Make an exact copy of all the entries below, with the pictures left out.
# START OF RECORDS
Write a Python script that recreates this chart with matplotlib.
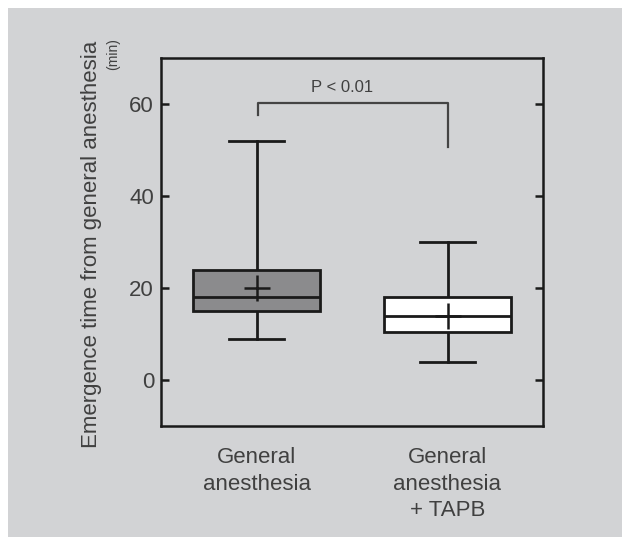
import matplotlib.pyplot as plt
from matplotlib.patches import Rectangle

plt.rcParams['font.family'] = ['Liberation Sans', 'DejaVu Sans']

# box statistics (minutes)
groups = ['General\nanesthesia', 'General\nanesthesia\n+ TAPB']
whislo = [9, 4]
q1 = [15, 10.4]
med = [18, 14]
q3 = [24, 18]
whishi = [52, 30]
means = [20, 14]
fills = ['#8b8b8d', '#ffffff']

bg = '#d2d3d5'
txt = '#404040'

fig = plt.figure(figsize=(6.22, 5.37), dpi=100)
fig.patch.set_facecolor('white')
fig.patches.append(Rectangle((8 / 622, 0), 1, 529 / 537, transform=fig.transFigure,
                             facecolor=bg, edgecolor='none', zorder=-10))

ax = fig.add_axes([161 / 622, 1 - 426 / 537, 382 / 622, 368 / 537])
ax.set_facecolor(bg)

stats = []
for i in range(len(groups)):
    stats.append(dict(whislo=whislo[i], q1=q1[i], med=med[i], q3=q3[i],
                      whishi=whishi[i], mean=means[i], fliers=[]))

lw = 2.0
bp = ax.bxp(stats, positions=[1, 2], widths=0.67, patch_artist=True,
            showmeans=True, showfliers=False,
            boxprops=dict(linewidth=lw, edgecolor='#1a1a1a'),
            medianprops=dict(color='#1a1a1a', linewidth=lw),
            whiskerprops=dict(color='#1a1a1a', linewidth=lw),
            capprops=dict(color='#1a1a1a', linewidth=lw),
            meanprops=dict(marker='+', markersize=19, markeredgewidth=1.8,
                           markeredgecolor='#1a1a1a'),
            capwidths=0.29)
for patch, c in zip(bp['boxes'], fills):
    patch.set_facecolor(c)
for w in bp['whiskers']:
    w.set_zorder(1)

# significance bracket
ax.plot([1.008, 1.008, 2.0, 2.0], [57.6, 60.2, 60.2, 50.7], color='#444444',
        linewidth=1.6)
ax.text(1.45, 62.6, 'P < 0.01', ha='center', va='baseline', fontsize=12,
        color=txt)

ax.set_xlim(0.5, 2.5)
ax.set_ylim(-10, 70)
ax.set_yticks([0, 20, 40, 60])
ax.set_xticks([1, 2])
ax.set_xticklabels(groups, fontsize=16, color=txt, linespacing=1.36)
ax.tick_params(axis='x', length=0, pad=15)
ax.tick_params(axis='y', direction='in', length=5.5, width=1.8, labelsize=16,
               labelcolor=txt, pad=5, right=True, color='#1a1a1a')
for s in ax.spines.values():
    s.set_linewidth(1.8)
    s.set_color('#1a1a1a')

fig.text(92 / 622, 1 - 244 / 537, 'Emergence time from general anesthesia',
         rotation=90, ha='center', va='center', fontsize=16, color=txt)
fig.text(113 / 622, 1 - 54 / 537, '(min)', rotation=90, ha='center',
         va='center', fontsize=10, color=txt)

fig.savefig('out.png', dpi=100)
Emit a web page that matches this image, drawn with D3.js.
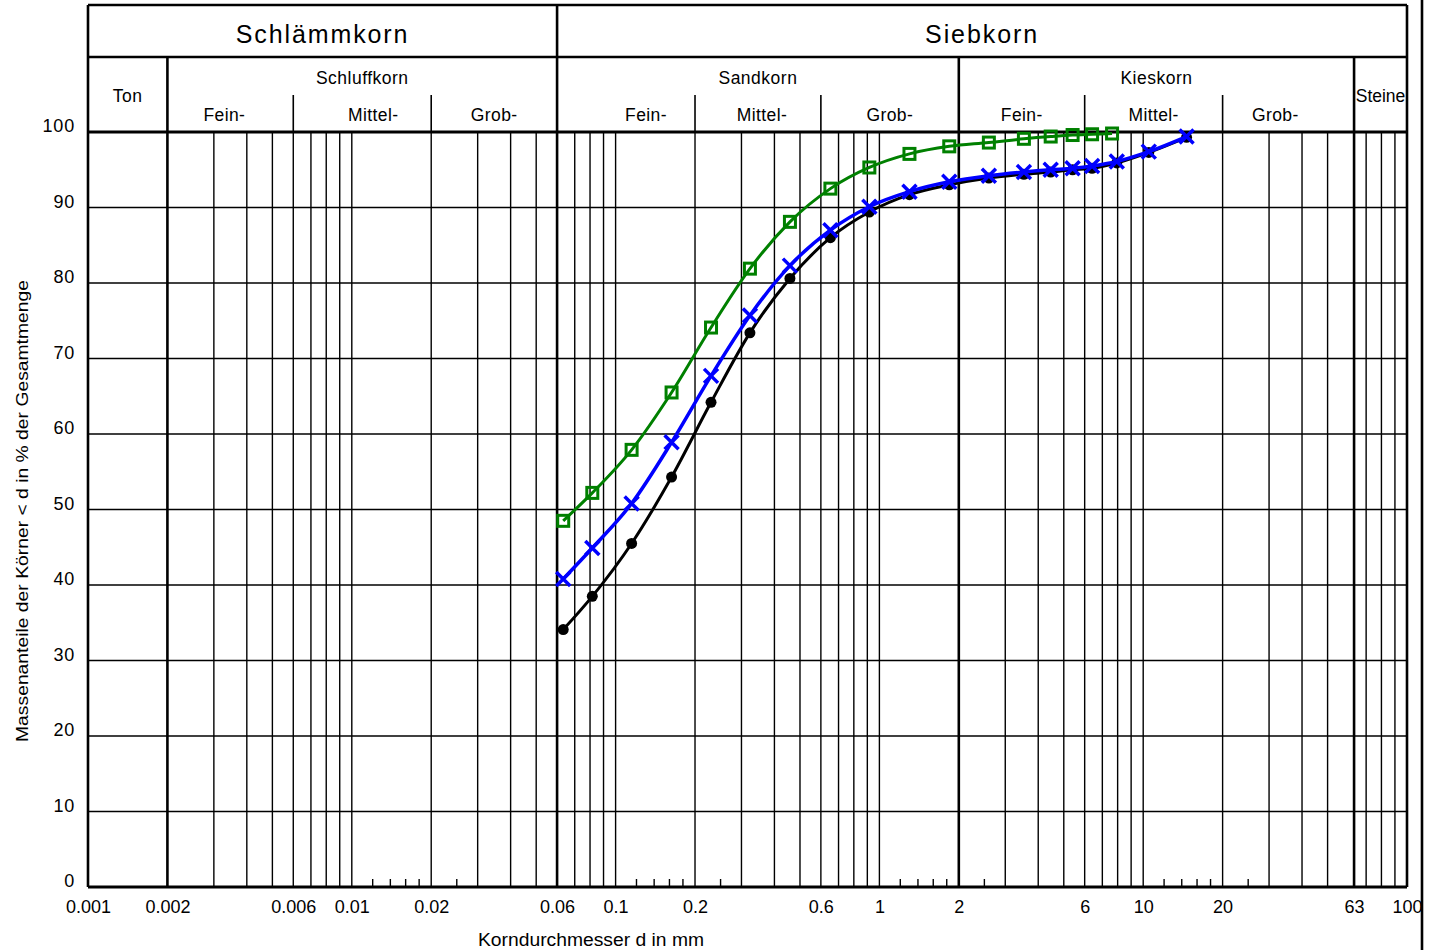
# END OF RECORDS
RESULT OF THIS EXERCISE >>
Write a Python script that recreates this chart with matplotlib.
import matplotlib.pyplot as plt
from matplotlib.patches import Rectangle

plt.rcParams['font.family'] = ['Liberation Sans', 'DejaVu Sans']

# box statistics (minutes)
groups = ['General\nanesthesia', 'General\nanesthesia\n+ TAPB']
whislo = [9, 4]
q1 = [15, 10.4]
med = [18, 14]
q3 = [24, 18]
whishi = [52, 30]
means = [20, 14]
fills = ['#8b8b8d', '#ffffff']

bg = '#d2d3d5'
txt = '#404040'

fig = plt.figure(figsize=(6.22, 5.37), dpi=100)
fig.patch.set_facecolor('white')
fig.patches.append(Rectangle((8 / 622, 0), 1, 529 / 537, transform=fig.transFigure,
                             facecolor=bg, edgecolor='none', zorder=-10))

ax = fig.add_axes([161 / 622, 1 - 426 / 537, 382 / 622, 368 / 537])
ax.set_facecolor(bg)

stats = []
for i in range(len(groups)):
    stats.append(dict(whislo=whislo[i], q1=q1[i], med=med[i], q3=q3[i],
                      whishi=whishi[i], mean=means[i], fliers=[]))

lw = 2.0
bp = ax.bxp(stats, positions=[1, 2], widths=0.67, patch_artist=True,
            showmeans=True, showfliers=False,
            boxprops=dict(linewidth=lw, edgecolor='#1a1a1a'),
            medianprops=dict(color='#1a1a1a', linewidth=lw),
            whiskerprops=dict(color='#1a1a1a', linewidth=lw),
            capprops=dict(color='#1a1a1a', linewidth=lw),
            meanprops=dict(marker='+', markersize=19, markeredgewidth=1.8,
                           markeredgecolor='#1a1a1a'),
            capwidths=0.29)
for patch, c in zip(bp['boxes'], fills):
    patch.set_facecolor(c)
for w in bp['whiskers']:
    w.set_zorder(1)

# significance bracket
ax.plot([1.008, 1.008, 2.0, 2.0], [57.6, 60.2, 60.2, 50.7], color='#444444',
        linewidth=1.6)
ax.text(1.45, 62.6, 'P < 0.01', ha='center', va='baseline', fontsize=12,
        color=txt)

ax.set_xlim(0.5, 2.5)
ax.set_ylim(-10, 70)
ax.set_yticks([0, 20, 40, 60])
ax.set_xticks([1, 2])
ax.set_xticklabels(groups, fontsize=16, color=txt, linespacing=1.36)
ax.tick_params(axis='x', length=0, pad=15)
ax.tick_params(axis='y', direction='in', length=5.5, width=1.8, labelsize=16,
               labelcolor=txt, pad=5, right=True, color='#1a1a1a')
for s in ax.spines.values():
    s.set_linewidth(1.8)
    s.set_color('#1a1a1a')

fig.text(92 / 622, 1 - 244 / 537, 'Emergence time from general anesthesia',
         rotation=90, ha='center', va='center', fontsize=16, color=txt)
fig.text(113 / 622, 1 - 54 / 537, '(min)', rotation=90, ha='center',
         va='center', fontsize=10, color=txt)

fig.savefig('out.png', dpi=100)
Emit a web page that matches this image, drawn with D3.js.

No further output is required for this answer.